─── RECORD SET ───

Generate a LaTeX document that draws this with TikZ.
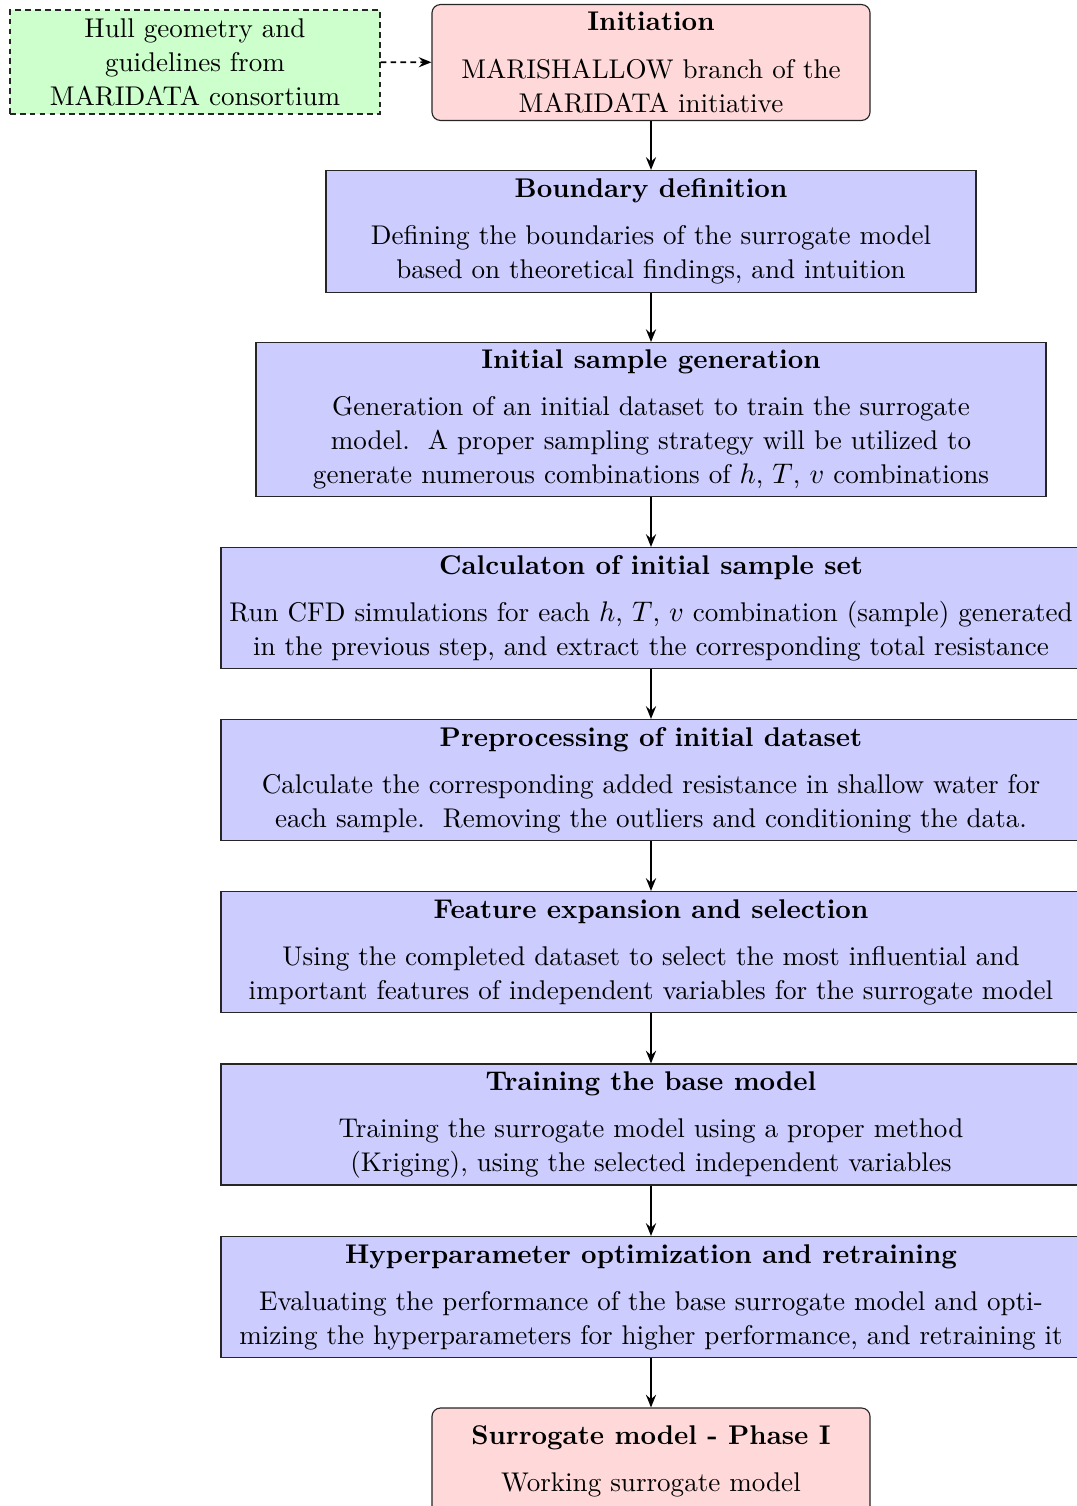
\documentclass[tikz,border=0pt]{standalone}
\usetikzlibrary{arrows.meta}
\begin{document}
\begin{tikzpicture}[x=0.3529pt, y=-0.3529pt,
  every node/.style={font=\fontsize{9.55}{12}\selectfont},
  stepbox/.style={draw=black!85, fill=blue!20, align=center, inner sep=0pt},
  endbox/.style={draw=black!85, fill=red!15, rounded corners=3pt, align=center, inner sep=0pt,
                 minimum width=154.6pt},
  inputbox/.style={draw=black!85, dash pattern=on 2pt off 1.5pt, fill=green!20, align=center,
                 inner sep=0pt, minimum width=130.6pt, minimum height=36.7pt},
  wide/.style={stepbox, minimum width=303.5pt, minimum height=42.7pt},
  flow/.style={-{Stealth[length=4.5pt, width=3.6pt, inset=1.6pt]}, semithick},
]
\useasboundingbox (0,0) rectangle (1076,1506);

\node[inputbox] (input) at (195,62)
  {Hull geometry and\\guidelines from\\MARIDATA consortium};

\node[endbox, minimum height=40.9pt] (init) at (651,62.5)
  {\textbf{Initiation}\\[4.6pt] MARISHALLOW branch of the\\MARIDATA initiative};

\node[stepbox, minimum width=229.4pt, minimum height=43.1pt] (bound) at (651,231.5)
  {\textbf{Boundary definition}\\[4.6pt]
   Defining the boundaries of the surrogate model\\
   based on theoretical findings, and intuition};

\node[stepbox, minimum width=278.8pt, minimum height=54.3pt] (sample) at (651,419.5)
  {\textbf{Initial sample generation}\\[4.6pt]
   Generation of an initial dataset to train the surrogate\\
   model.\ \ A proper sampling strategy will be utilized to\\
   generate numerous combinations of $h$, $T$, $v$ combinations};

\node[wide] (calc) at (651,608)
  {\textbf{Calculaton of initial sample set}\\[4.6pt]
   Run CFD simulations for each $h$, $T$, $v$ combination (sample) generated\\
   in the previous step, and extract the corresponding total resistance};

\node[wide] (prep) at (651,780)
  {\textbf{Preprocessing of initial dataset}\\[4.6pt]
   Calculate the corresponding added resistance in shallow water for\\
   each sample.\ \ Removing the outliers and conditioning the data.};

\node[wide] (feat) at (651,952)
  {\textbf{Feature expansion and selection}\\[4.6pt]
   Using the completed dataset to select the most influential and\\
   important features of independent variables for the surrogate model};

\node[wide] (train) at (651,1124.5)
  {\textbf{Training the base model}\\[4.6pt]
   Training the surrogate model using a proper method\\
   (Kriging), using the selected independent variables};

\node[wide] (hyper) at (651,1297)
  {\textbf{Hyperparameter optimization and retraining}\\[4.6pt]
   Evaluating the performance of the base surrogate model and opti-\\
   mizing the hyperparameters for higher performance, and retraining it};

\node[endbox, minimum height=37.4pt] (final) at (651,1461)
  {\textbf{Surrogate model - Phase I}\\[4.6pt] Working surrogate model};

\draw[flow, dash pattern=on 2pt off 1.5pt] (input) -- (init);
\draw[flow] (init) -- (bound);
\draw[flow] (bound) -- (sample);
\draw[flow] (sample) -- (calc);
\draw[flow] (calc) -- (prep);
\draw[flow] (prep) -- (feat);
\draw[flow] (feat) -- (train);
\draw[flow] (train) -- (hyper);
\draw[flow] (hyper) -- (final);
\end{tikzpicture}
\end{document}
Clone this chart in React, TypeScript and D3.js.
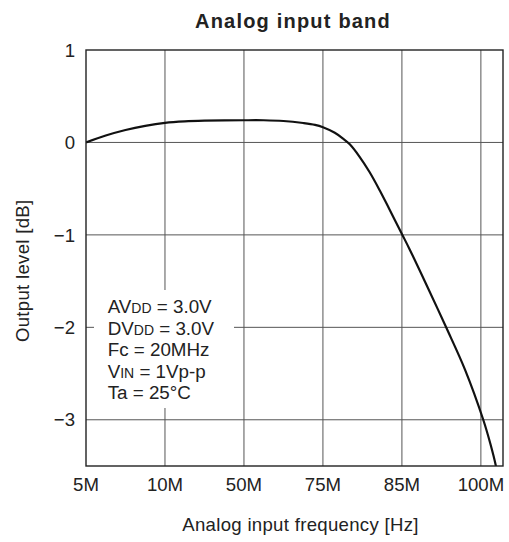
import React from "react";
import * as d3 from "d3";

const xCategories = ["5M", "10M", "50M", "75M", "85M", "100M"];
const yTickValues = [1, 0, -1, -2, -3];
const yTickLabels = ["1", "0", "\u22121", "\u22122", "\u22123"];

// curve: position along the category axis (category index units) and output level in dB
const curvePos = [0, 0.25, 0.5, 0.75, 1.0, 1.25, 1.5, 2.0, 2.25, 2.5, 2.75, 2.9, 3.0, 3.15, 3.25, 3.34, 3.46, 3.59, 3.72, 3.84, 4.0, 4.1, 4.3, 4.56, 4.8, 5.03, 5.12, 5.19, 5.22];
const curveDb = [0, 0.075, 0.135, 0.18, 0.212, 0.228, 0.235, 0.24, 0.24, 0.232, 0.21, 0.19, 0.165, 0.105, 0.045, -0.02, -0.15, -0.32, -0.52, -0.72, -0.99, -1.16, -1.52, -2.0, -2.46, -3.0, -3.26, -3.5, -3.65];

const legendLines = [
  ["AV", "DD", " = 3.0V"],
  ["DV", "DD", " = 3.0V"],
  ["Fc = 20MHz", "", ""],
  ["V", "IN", " = 1Vp-p"],
  ["Ta = 25\u00B0C", "", ""],
];

const W = 509;
const H = 542;
const M = { left: 86, right: 503, top: 50, bottom: 466 };
const FONT = "'Liberation Sans', Arial, Helvetica, sans-serif";

export default function App() {
  const x = d3.scaleLinear().domain([0, 5.28]).range([M.left, M.right]);
  const y = d3.scaleLinear().domain([-3.5, 1]).range([M.bottom, M.top]);
  const pts: [number, number][] = curvePos.map((p, i) => [p, curveDb[i]]);
  const line = d3
    .line<[number, number]>()
    .x((d) => x(d[0]))
    .y((d) => y(d[1]))
    .curve(d3.curveCatmullRom.alpha(0.5));

  return (
    <svg
      width={W}
      height={H}
      style={{ position: "absolute", left: 0, top: 0, background: "#fff" }}
      fontFamily={FONT}
    >
      <defs>
        <clipPath id="plotClip">
          <rect x={M.left} y={M.top} width={M.right - M.left} height={M.bottom - M.top} />
        </clipPath>
      </defs>
      <rect x={0} y={0} width={W} height={H} fill="#fff" />
      {/* title */}
      <text x={293} y={27.5} textAnchor="middle" fontSize={20} fontWeight="bold" letterSpacing={1.2} fill="#222">
        Analog input band
      </text>
      {/* grid */}
      {xCategories.map((c, i) =>
        i === 0 ? null : (
          <line key={"gx" + c} x1={x(i)} x2={x(i)} y1={M.top} y2={M.bottom} stroke="#555" strokeWidth={1} />
        )
      )}
      {yTickValues.map((v) =>
        v === 1 ? null : (
          <line key={"gy" + v} x1={M.left} x2={M.right} y1={y(v)} y2={y(v)} stroke="#555" strokeWidth={1} />
        )
      )}
      {/* legend background */}
      <rect x={94} y={290} width={140} height={118} fill="#fff" />
      {/* curve */}
      <path d={line(pts) || ""} fill="none" stroke="#111" strokeWidth={2.2} clipPath="url(#plotClip)" />
      {/* frame */}
      <rect x={M.left} y={M.top} width={M.right - M.left} height={M.bottom - M.top} fill="none" stroke="#222" strokeWidth={1.4} />
      {/* y ticks */}
      {yTickValues.map((v, i) => (
        <text key={"yt" + v} x={75} y={y(v)} dy="0.36em" textAnchor="end" fontSize={18.6} fill="#222">
          {yTickLabels[i]}
        </text>
      ))}
      {/* x ticks */}
      {xCategories.map((c, i) => (
        <text key={"xt" + c} x={x(i)} y={490.7} textAnchor="middle" fontSize={18.6} fill="#222">
          {c}
        </text>
      ))}
      {/* axis titles */}
      <text x={300.5} y={531} textAnchor="middle" fontSize={18.6} letterSpacing={0.3} fill="#222">
        Analog input frequency [Hz]
      </text>
      <text
        transform={`translate(28.5, 270.8) rotate(-90)`}
        textAnchor="middle"
        fontSize={18.6}
        letterSpacing={0.3}
        fill="#222"
      >
        Output level [dB]
      </text>
      {/* legend */}
      {legendLines.map((l, i) => (
        <text key={"lg" + i} x={107.7} y={313 + i * 21.5} fontSize={18.8} fill="#222">
          {l[0]}
          {l[1] ? <tspan fontSize={14}>{l[1]}</tspan> : null}
          {l[2] ? <tspan>{l[2]}</tspan> : null}
        </text>
      ))}
    </svg>
  );
}
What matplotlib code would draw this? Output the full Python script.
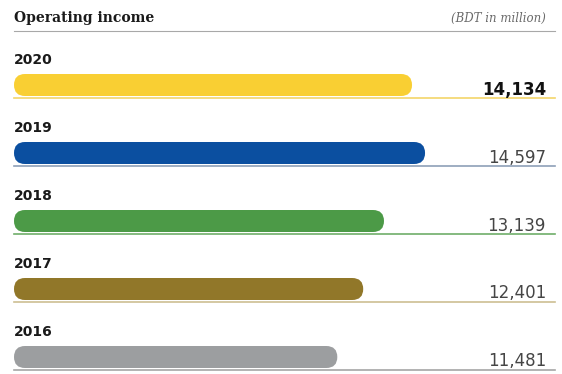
import matplotlib
matplotlib.use("Agg")
import matplotlib.pyplot as plt
from matplotlib.patches import FancyBboxPatch

years = ["2020", "2019", "2018", "2017", "2016"]
values = [14134, 14597, 13139, 12401, 11481]
value_labels = ["14,134", "14,597", "13,139", "12,401", "11,481"]
bar_colors = ["#F9CF33", "#0B4FA0", "#4C9A47", "#917729", "#9C9EA0"]
rule_colors = ["#F3D56A", "#8EA0B8", "#6FAE6A", "#CDBF92", "#A6A6A6"]

W, H = 562, 374
fig = plt.figure(figsize=(W / 100, H / 100), dpi=100)
ax = fig.add_axes([0, 0, 1, 1])

# horizontal scale: value units, with the zero line 14 px from the left edge
px_per_unit = 0.02816
x0 = -14 / px_per_unit
x1 = (W - 14) / px_per_unit
ax.set_xlim(x0, x1)
ax.set_ylim(H, 0)
ax.axis("off")

def px(x):
    """pixel column -> value units"""
    return x0 + x / px_per_unit

# header
ax.text(px(14), 18, "Operating income", fontsize=10, fontweight="bold",
        family="DejaVu Serif", color="#1a1a1a", va="center", ha="left")
ax.text(px(546), 18, "(BDT in million)", fontsize=8.5, style="italic",
        family="DejaVu Serif", color="#6a6a6a", va="center", ha="right")
ax.plot([px(14), px(555)], [31, 31], color="#a8a8a8", lw=0.8)

bar_h = 22
row_gap = 68
first_center = 85
units_per_px = 1 / px_per_unit
for i, (yr, v, lab, bc, rc) in enumerate(zip(years, values, value_labels,
                                              bar_colors, rule_colors)):
    yc = first_center + i * row_gap
    # pill-shaped bar
    r = bar_h / 2
    patch = FancyBboxPatch((0, yc - bar_h / 2), v, bar_h,
                           boxstyle=f"round,pad=0,rounding_size={r * units_per_px}",
                           mutation_aspect=1 / units_per_px,
                           facecolor=bc, edgecolor="none", zorder=3)
    ax.add_patch(patch)
    # rule under the bar
    ax.plot([0, px(555)], [yc + 13, yc + 13], color=rc, lw=1.2, zorder=2)
    # year label
    ax.text(0, yc - 25, yr, fontsize=10, fontweight="bold",
            family="DejaVu Sans", color="#1a1a1a", va="center", ha="left")
    # value label
    bold = i == 0
    ax.text(px(546), yc + 9.5, lab, fontsize=12,
            fontweight="bold" if bold else "normal",
            family="DejaVu Sans", color="#111111" if bold else "#454545",
            va="baseline", ha="right")

fig.savefig("out.png", dpi=100)
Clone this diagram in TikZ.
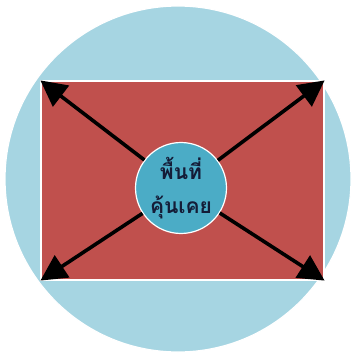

───

Gather each line that holds "matplotlib".

What matplotlib code would draw this? Output the full Python script.
import matplotlib
matplotlib.use("Agg")
import matplotlib.pyplot as plt
from matplotlib.patches import FancyBboxPatch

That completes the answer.